A: Many shall find this criterion worthless, but personally I can't help taking the production quality of the journal into account (even if it is not of primary importance). 
Quality paper and ink improve the reading comfort, and some journals (some of Elsevier particularly) have pages with pale ink, or thin paper that let the verso appear. On the other end of the scope are journals like Acta mathematica of Publications mathématiques de l'IHES with nice paper and fonts.
Another aspect of this criterion is the processing quality. To compare two very different experiences, in my first article incredible mistakes have been added after the proofs (expressions like $n/2$ replaced by $n^2$) while the AMS journals do an amazing job, showing you exactly what they changed in your paper (corrected spellings e.g.) and sometimes asking for confirmation. This part you cannot judge before being published in the journal, or discussing with colleagues.
A: "Honest Joe" factor.
(I'm lumping a few together here as this is rapidly going to get out of hand!)  How close does the journal fit with my view of how a journal should work?  Can I retain copyright?  Are my articles free to view for all (rant suppressed with extreme difficulty)?  Is the price reasonable?  Is the publisher on my "good" list?

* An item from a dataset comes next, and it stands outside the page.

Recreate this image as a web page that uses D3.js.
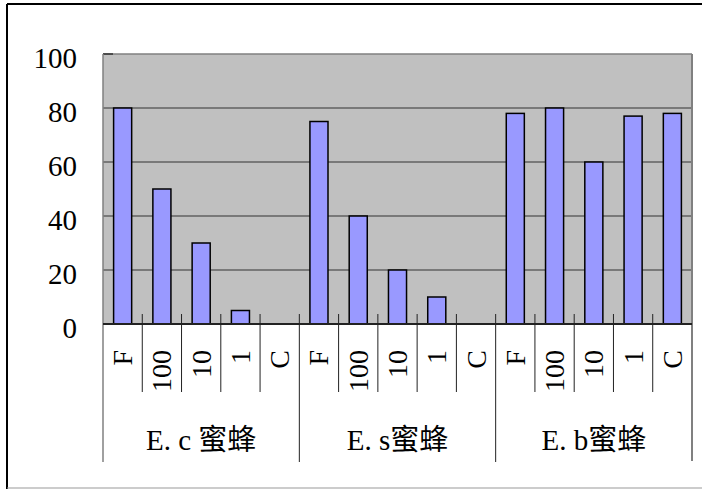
<!DOCTYPE html>
<html>
<head>
<meta charset="utf-8">
<script src="https://cdn.jsdelivr.net/npm/d3@7"></script>
<style>
  body { margin: 0; background: #fff; }
</style>
</head>
<body>
<svg id="chart" width="702" height="489"></svg>
<script>
// data
const groups = ['E. c 蜜蜂', 'E. s蜜蜂', 'E. b蜜蜂'];
const doses = ['F', '100', '10', '1', 'C'];
const ecValues = [80, 50, 30, 5, 0];
const esValues = [75, 40, 20, 10, 0];
const ebValues = [78, 80, 60, 77, 78];
const yTicks = [0, 20, 40, 60, 80, 100];

const seriesByGroup = [ecValues, esValues, ebValues];
const rows = [];
groups.forEach((g, gi) => {
  doses.forEach((d, di) => {
    rows.push({ key: gi + '-' + di, group: g, dose: d, value: seriesByGroup[gi][di] });
  });
});

const serif = "'Liberation Serif', 'Times New Roman', 'DejaVu Serif', 'Noto Sans CJK TC', serif";
const svg = d3.select('#chart').attr('font-family', serif);
const plotL = 103, plotR = 692, plotT = 54, plotB = 324;

// outer frame
svg.append('line').attr('x1', 7).attr('x2', 702).attr('y1', 4).attr('y2', 4)
  .attr('stroke', '#000').attr('stroke-width', 2);
svg.append('line').attr('x1', 7).attr('x2', 7).attr('y1', 4).attr('y2', 489)
  .attr('stroke', '#000').attr('stroke-width', 2);
svg.append('line').attr('x1', 7).attr('x2', 702).attr('y1', 488).attr('y2', 488)
  .attr('stroke', '#999').attr('stroke-width', 1);

const x = d3.scaleBand()
  .domain(rows.map(r => r.key))
  .range([plotL, plotR])
  .paddingInner(0.54)
  .paddingOuter(0.27);
const step = x.step();
const slotStart = key => x(key) - x.paddingOuter() * step;

const y = d3.scaleLinear().domain([0, 100]).range([plotB, plotT]);

// plot area
svg.append('rect')
  .attr('x', plotL).attr('y', plotT)
  .attr('width', plotR - plotL).attr('height', plotB - plotT)
  .attr('fill', '#c0c0c0');

// gridlines
svg.append('g').selectAll('line')
  .data(yTicks.filter(t => t > 0 && t < 100))
  .join('line')
  .attr('x1', plotL).attr('x2', plotR)
  .attr('y1', d => y(d)).attr('y2', d => y(d))
  .attr('stroke', '#333').attr('stroke-width', 1);

// plot top and right border
svg.append('line').attr('x1', plotL).attr('x2', plotR).attr('y1', plotT).attr('y2', plotT)
  .attr('stroke', '#808080').attr('stroke-width', 1.5);
svg.append('line').attr('x1', plotL).attr('x2', plotL + 10).attr('y1', plotT).attr('y2', plotT)
  .attr('stroke', '#333').attr('stroke-width', 1.5);
svg.append('line').attr('x1', plotR).attr('x2', plotR).attr('y1', plotT).attr('y2', 461)
  .attr('stroke', '#808080').attr('stroke-width', 2);

// bars
svg.append('g').selectAll('rect')
  .data(rows.filter(r => r.value > 0))
  .join('rect')
  .attr('x', d => x(d.key))
  .attr('y', d => y(d.value))
  .attr('width', x.bandwidth())
  .attr('height', d => y(0) - y(d.value))
  .attr('fill', '#9999ff')
  .attr('stroke', '#000')
  .attr('stroke-width', 1.5);

// y axis
svg.append('line').attr('x1', plotL).attr('x2', plotL).attr('y1', plotT).attr('y2', 462)
  .attr('stroke', '#808080').attr('stroke-width', 1.5);
svg.append('g').selectAll('text')
  .data(yTicks)
  .join('text')
  .attr('x', 77)
  .attr('y', d => y(d) + 14)
  .attr('text-anchor', 'end')
  .attr('font-size', 29)
  .text(d => d);

// x axis line
svg.append('line').attr('x1', plotL).attr('x2', plotR).attr('y1', plotB).attr('y2', plotB)
  .attr('stroke', '#222').attr('stroke-width', 2);

// category ticks
const tickRows = rows.filter((r, i) => i % doses.length !== 0);
svg.append('g').selectAll('line')
  .data(tickRows)
  .join('line')
  .attr('x1', d => slotStart(d.key))
  .attr('x2', d => slotStart(d.key))
  .attr('y1', plotB - 10).attr('y2', 392)
  .attr('stroke', '#222').attr('stroke-width', 1);

// group separators
const sepRows = rows.filter((r, i) => i > 0 && i % doses.length === 0);
svg.append('g').selectAll('line')
  .data(sepRows)
  .join('line')
  .attr('x1', d => slotStart(d.key))
  .attr('x2', d => slotStart(d.key))
  .attr('y1', plotB - 10).attr('y2', 462)
  .attr('stroke', '#222').attr('stroke-width', 1);

// category labels
svg.append('g').selectAll('text')
  .data(rows)
  .join('text')
  .attr('transform', d => `translate(${x(d.key) + x.bandwidth() / 2},350) rotate(-90)`)
  .attr('text-anchor', 'end')
  .attr('dy', '0.34em')
  .attr('font-size', 28)
  .text(d => d.dose);

// group labels
svg.append('g').selectAll('text')
  .data(groups)
  .join('text')
  .attr('x', (g, gi) => slotStart(gi + '-0') + step * doses.length / 2)
  .attr('y', 450)
  .attr('text-anchor', 'middle')
  .attr('font-size', 29)
  .text(d => d);
</script>
</body>
</html>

Sources: http://www.journalprices.com and the AMS journal survey.
A: (This advice isn't my own idea, I am just passing along advice from senior mathematicians', I think I heard it from Bill Fulton.)
Before submitting to journal X, go to the library and look up journal X, and browse around. Would your article fit in there? (Do they publish articles in your field? Do they publish articles that are as technical as yours? Do they publish 95-page articles, such as yours? Etc.)